Size And Personal Happiness
When it comes to your health and personal happiness, it is most important to be happy with the way you look. Of course, you should exercise and eat healthy to remain within the recommended weight range for your body type, but do not spend your life striving for an unattainable goal.
Going on fad diets might be a way to lose weight for the short term, but long term weight maintenance will require adequate calories and exercise to keep your body working like a finely tuned engine. Starving yourself to fit into a special outfit is absurd, especially when you could just buy a new outfit to fit the body you already have. Would you squeeze your dog into a tight little costume? Of course not, so why torture yourself? I understand the desire to want to be a certain size or number on the scale, but it is not worth doing something unhealthy to attain that goal.

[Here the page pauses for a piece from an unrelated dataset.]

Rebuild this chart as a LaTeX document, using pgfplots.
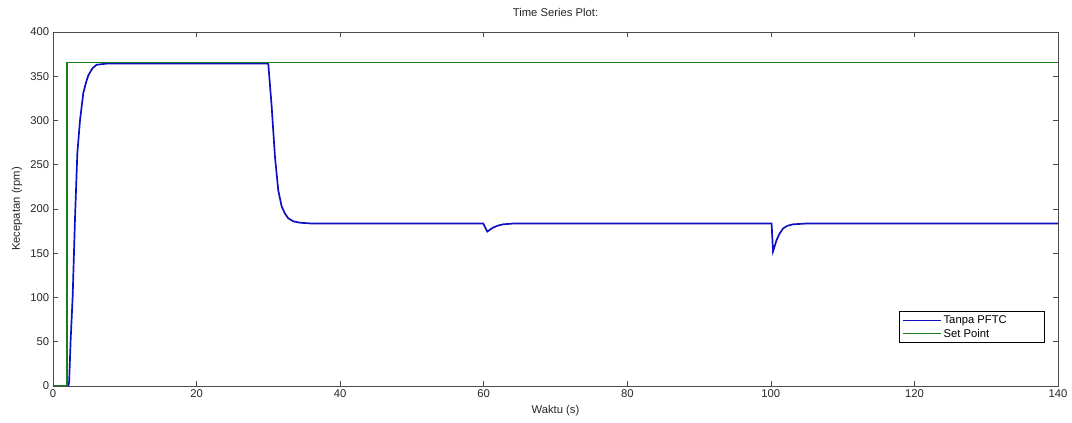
\documentclass[border=0pt]{standalone}
\usepackage{fontspec}
\setmainfont{Liberation Sans}
\usepackage{pgfplots}
\pgfplotsset{compat=1.18}
\definecolor{mblue}{RGB}{15,15,195}
\definecolor{mgreen}{RGB}{25,128,25}
\definecolor{axgray}{RGB}{75,75,75}
\begin{document}
\fontsize{11.3}{13}\selectfont
\begin{tikzpicture}
\begin{axis}[
  scale only axis, width=1005bp, height=354bp,
  xmin=0, xmax=140, ymin=0, ymax=400,
  xtick={0,20,...,140}, ytick={0,50,...,400},
  tick align=inside, major tick length=5bp,
  axis line style={axgray, line width=0.7pt},
  tick style={axgray, line width=0.7pt},
  every tick label/.append style={font=\fontsize{11.3}{13}\selectfont, text=black!85},
  /pgf/number format/assume math mode=true,
  title={Time Series Plot:},
  every axis title/.style={at={(axis description cs:0.5,1)}, anchor=center, yshift=20bp, font=\fontsize{11.3}{13}\selectfont, text=black!85},
  xlabel={Waktu (s)}, ylabel={Kecepatan (rpm)},
  every axis x label/.style={at={(axis description cs:0.5,0)}, anchor=center, yshift=-25bp, font=\fontsize{11.3}{13}\selectfont, text=black!85},
  every axis y label/.style={at={(axis description cs:0,0.5)}, rotate=90, anchor=center, yshift=36bp, font=\fontsize{11.3}{13}\selectfont, text=black!85},
  legend style={at={(0.987,0.121)}, anchor=south east, draw=black, line width=0.7pt, font=\fontsize{11.3}{13}\selectfont, inner xsep=3bp, inner ysep=2bp, row sep=0bp},
  legend cell align=left,
  legend image code/.code={\draw[#1, line width=0.8pt] (0bp,0bp) -- (38bp,0bp);},
]
\coordinate (SW) at (rel axis cs:0,0);
\coordinate (NE) at (rel axis cs:1,1);
\addplot[mblue, line width=1.7pt] coordinates {
(0,0) (2.15,0) (2.25,5) (2.46,52) (2.74,101) (3.06,188) (3.39,263) (3.76,300)
(4.22,331) (4.6,343) (4.92,351) (5.5,359) (6.08,363) (7.5,364.3) (29.95,364.3)
(30.0,363) (30.46,316) (30.92,259) (31.38,221) (31.85,203) (32.3,195)
(32.77,189.5) (33.5,186) (34.4,184.5) (36,183.6) (59.93,183.6)
(60.5,174.5) (61.3,179) (62,181.3) (62.7,182.7) (64.2,183.6)
(100.1,183.6) (100.3,152) (100.8,165) (101.2,172) (101.7,178) (102.3,181)
(103.1,182.7) (105,183.6) (140,183.6)
};
\addlegendentry{\makebox[96bp][l]{Tanpa PFTC}}
\addplot[mgreen, line width=1.2pt] coordinates {
(0,0) (1.95,0) (1.95,365.5) (140,365.5)
};
\addlegendentry{Set Point}
\end{axis}
\pgfresetboundingbox
\path ([shift={(-53bp,-37bp)}]SW) rectangle ([shift={(14bp,32bp)}]NE);
\end{tikzpicture}
\end{document}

It took me awhile to understand this, but striving to look like a magazine cover model is just not realistic. I lost over thirty pounds several years ago, and I used to wear size sixteen and eighteens. Even before I lost weight I was walking about ten miles per week, but in order to drop down to 140 again, I had to double it to walking almost six miles a day. You know I got told by some opinionated guy on the Internet I was ugly because he thought I was fat a couple of years ago when I wrote a hub about how being curvy is sexy, but I really did think I looked okay back then, too. I wanted to lose weight for my health, and not because of naysayers trolling the net for kicks.

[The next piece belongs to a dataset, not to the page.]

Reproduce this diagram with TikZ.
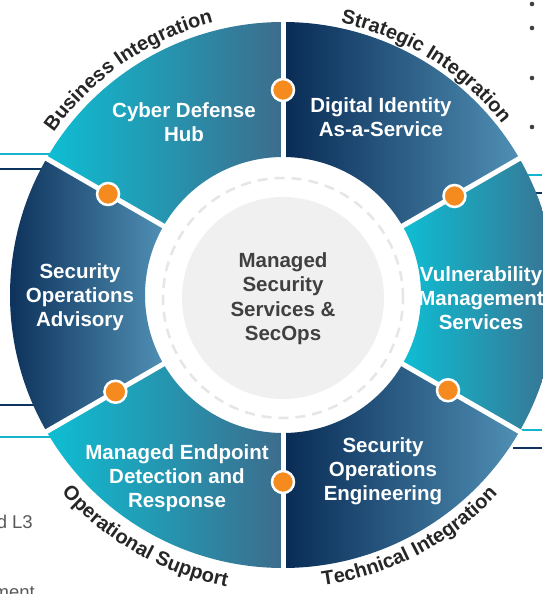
\documentclass[tikz,border=0pt]{standalone}
\usepackage{fontspec}
\setmainfont{Liberation Sans}
\usetikzlibrary{decorations.text}
\definecolor{cyanA}{RGB}{14,190,211}
\definecolor{tealB}{RGB}{61,108,140}
\definecolor{navyA}{RGB}{8,43,85}
\definecolor{steelB}{RGB}{80,143,180}
\definecolor{dotorange}{RGB}{245,138,31}
\definecolor{txtgray}{RGB}{64,64,64}
\definecolor{arcgray}{RGB}{38,38,38}
\definecolor{sidegray}{RGB}{89,89,89}
\definecolor{linecyan}{RGB}{20,180,204}
\definecolor{linenavy}{RGB}{12,52,95}
\definecolor{centergray}{RGB}{240,240,240}
\definecolor{dashgray}{RGB}{230,230,230}
\newcommand\ringsector[3]{\shade[#3] (#1:273) arc[start angle=#1,end angle=#2,radius=273] -- (#2:138) arc[start angle=#2,end angle=#1,radius=138] -- cycle;}
\begin{document}
\begin{tikzpicture}[x=1pt,y=1pt,
  seglabel/.style={text=white, align=center, font=\fontsize{20.5}{24}\selectfont\bfseries},
  hublabel/.style={text=txtgray, align=center, font=\fontsize{20.5}{24.5}\selectfont\bfseries},
  cyanseg/.style={left color=cyanA, right color=tealB},
  navyseg/.style={left color=navyA, right color=steelB},
  divider/.style={white, line width=5pt},
  odot/.style={circle, fill=dotorange, draw=white, line width=2.5pt, minimum size=22pt, inner sep=0pt},
  sideline/.style={line width=2pt},
  sidetext/.style={anchor=base east, inner sep=0pt, text=sidegray, font=\fontsize{18.5}{20}\selectfont},
  arctext/.style={decorate, decoration={text along path, text align=center, text color=arcgray, text={#1}}},
]
\useasboundingbox (-283,-299) rectangle (259,295);
\fill[white] (-283,-299) rectangle (259,295);

% surrounding slide fragments
\draw[sideline, linecyan] (-283,141) -- (-230,141);
\draw[sideline, linenavy] (-283,126) -- (-230,126);
\draw[sideline, linenavy] (-283,-110) -- (-230,-110);
\draw[sideline, linecyan] (-283,-142) -- (-230,-142);
\draw[sideline, linecyan] (230,120) -- (259,120);
\draw[sideline, linenavy] (230,102) -- (259,102);
\draw[sideline, linecyan] (230,-135) -- (259,-135);
\draw[sideline, linenavy] (230,-153) -- (259,-153);
\node[sidetext] (sideA) at (-250,-233) {d L3};
\node[sidetext] (sideB) at (-248,-303) {ment};
\foreach \yy in {291,267,217,168} \fill[txtgray] (249,\yy) circle[radius=2.3];

% ring
\ringsector{90}{150}{cyanseg}
\ringsector{30}{90}{navyseg}
\ringsector{-30}{30}{cyanseg}
\ringsector{-90}{-30}{navyseg}
\ringsector{210}{270}{cyanseg}
\ringsector{150}{210}{navyseg}
\foreach \a in {30,90,150,210,270,330} \draw[divider] (\a:136) -- (\a:275);

% centre
\fill[centergray] (0,-3) circle[radius=101];
\draw[dashgray, line width=2.5pt, dash pattern=on 10pt off 7pt] (0,-3) circle[radius=120];
\node[hublabel] (hub) at (0,-3.5) {Managed\\Security\\Services \&\\SecOps};

% dots
\node[odot] (d90) at (90:205) {};
\node[odot] (d30) at (30:198) {};
\node[odot] (d330) at (330:190.5) {};
\node[odot] (d270) at (270:187) {};
\node[odot] (d210) at (210:193.5) {};
\node[odot] (d150) at (150:202) {};

% segment labels
\node[seglabel] (cdh) at (-99,173) {Cyber Defense\\Hub};
\node[seglabel] (dia) at (98,178) {Digital Identity\\As-a-Service};
\node[seglabel] (vms) at (198,-3) {Vulnerability\\Management\\Services};
\node[seglabel] (soe) at (100,-176) {Security\\Operations\\Engineering};
\node[seglabel] (medr) at (-106,-183) {Managed Endpoint\\Detection and\\Response};
\node[seglabel] (soa) at (-203,-2) {Security\\Operations\\Advisory};

% arc labels
\begin{scope}
\bfseries\fontsize{20}{20}\selectfont
\path[arctext={|\bfseries\fontsize{20}{20}\selectfont|Business Integration}]
  (146:281) arc[start angle=146, end angle=103, radius=281];
\path[arctext={|\bfseries\fontsize{20}{20}\selectfont|Strategic Integration}]
  (79:278) arc[start angle=79, end angle=37, radius=278];
\path[arctext={|\bfseries\fontsize{20}{20}\selectfont|Operational Support}]
  (220:297) arc[start angle=220, end angle=260.8, radius=297];
\path[arctext={|\bfseries\fontsize{20}{20}\selectfont|Technical Integration}]
  (277:293) arc[start angle=277, end angle=318, radius=293];
\end{scope}
\end{tikzpicture}
\end{document}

Last year I started eating a primarily vegan diet, and I have got down to around 118 or so. This is a good and happy weight for me now, but I would never tell anyone else they need to be this weight. This is around the weight I was in college, so I was happy to be slim again but healthier due to riding a bike and eating a vegan diet. I realized not eating meat and taking most dairy and bread out of my diet helped me lose the weight I had wanted to lose for awhile, but this is not necessary for everyone. I do not like the idea of animals dying for my meal at this time in my life, so eating a primarily vegan diet has worked for me. The added surprise is I finally lost weight, but I would never tell anyone else they need to eat this way. I am just happy I came to this conclusion for me. I am doing what works best for me, as you should do what works best for you,
Now I bike quite a bit, changed my diet, and stopped drinking soda, which resulted in healthy weight loss. I did not follow some fad diet, and I think those are very unhelpful. Even when I was large by societal standards, I knew I was beautiful to myself, and did not settle for those who said I "just look okay". By sharing what I think about my body it is not my looking for validation, but telling society to get over their ideas of how people are supposed to look.

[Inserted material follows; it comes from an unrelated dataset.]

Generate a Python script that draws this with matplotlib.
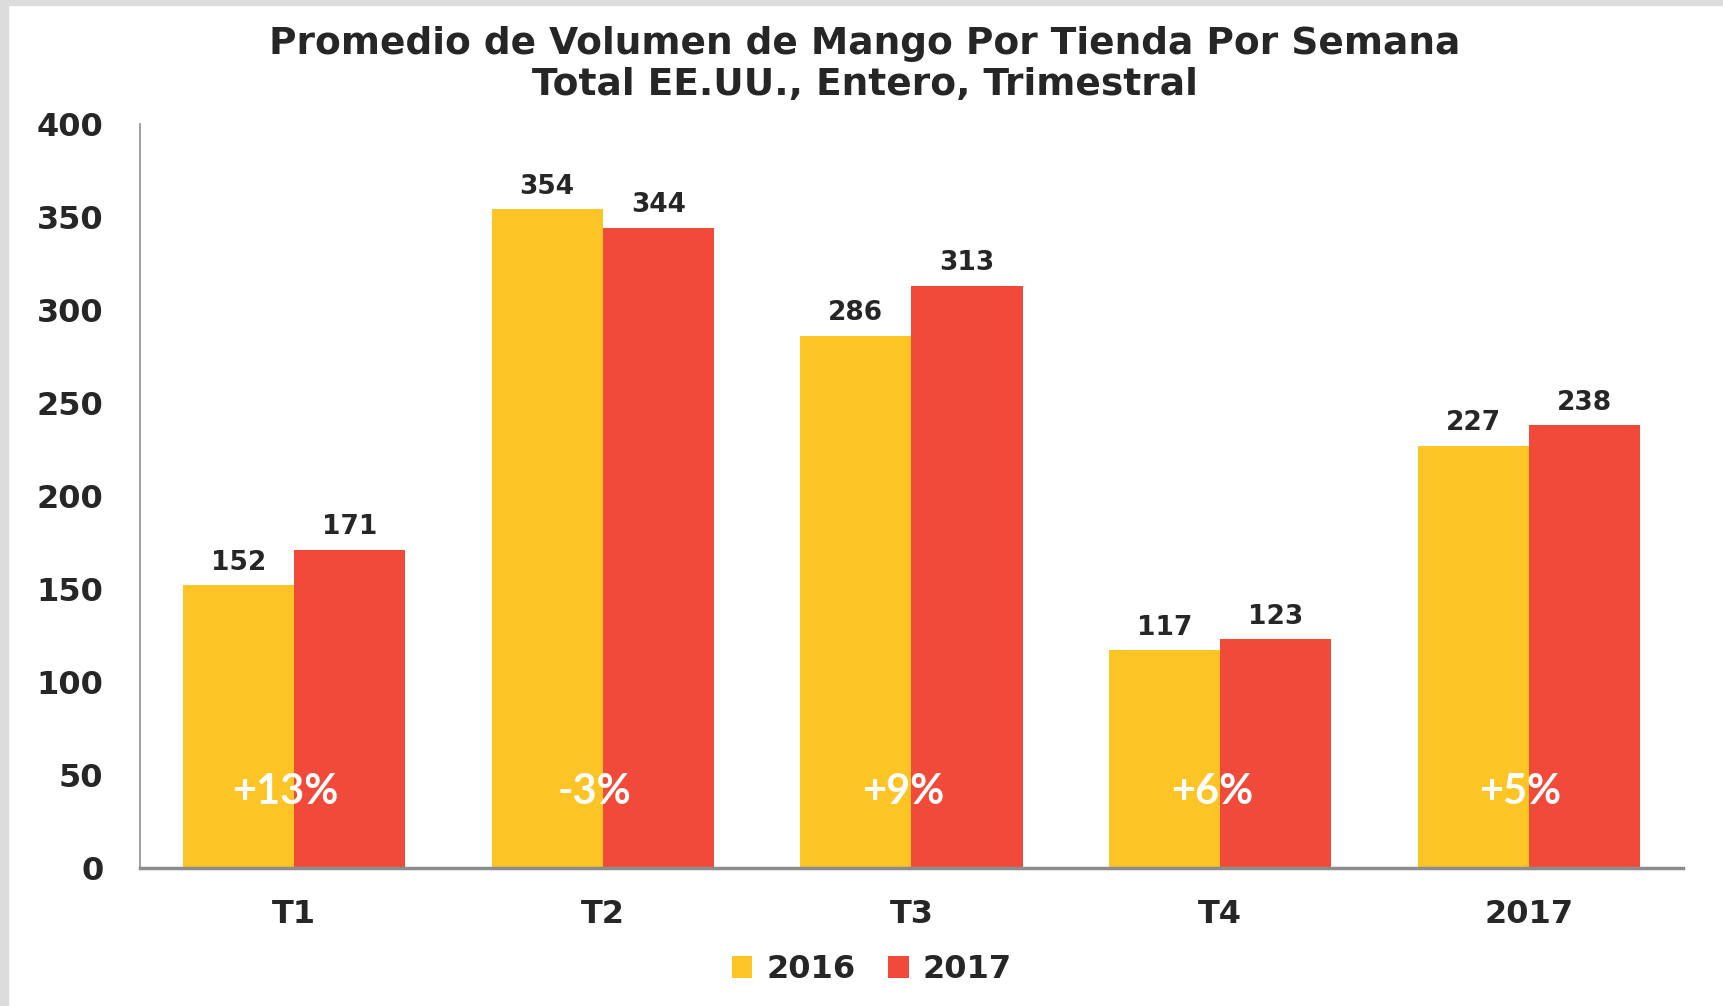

There is some unwritten rule that we are never supposed to mention our weight or clothing size, unless we are modelesque and wear a size 0. Forget that! I am not saying people should be obsessive, but if anyone tells you that you are large and out of shape, they do not know you or your body. If you are working out and eating healthy, then just try to ignore the critics who are not all that helpful anyway.
Realize people come in all shapes and sizes when they are active and eat healthy, and do not feel the need to validate what anyone thinks you should look. Toss aside the harsh critics, and simply walk away when people make spiteful comments. Walking burns calories, and leaves trolls in the dust to wallow in their spiteful commentary. Be happy with you, and give up the fad diets already. Talk to a nutritionist, or buy a sound book on nutrition instead.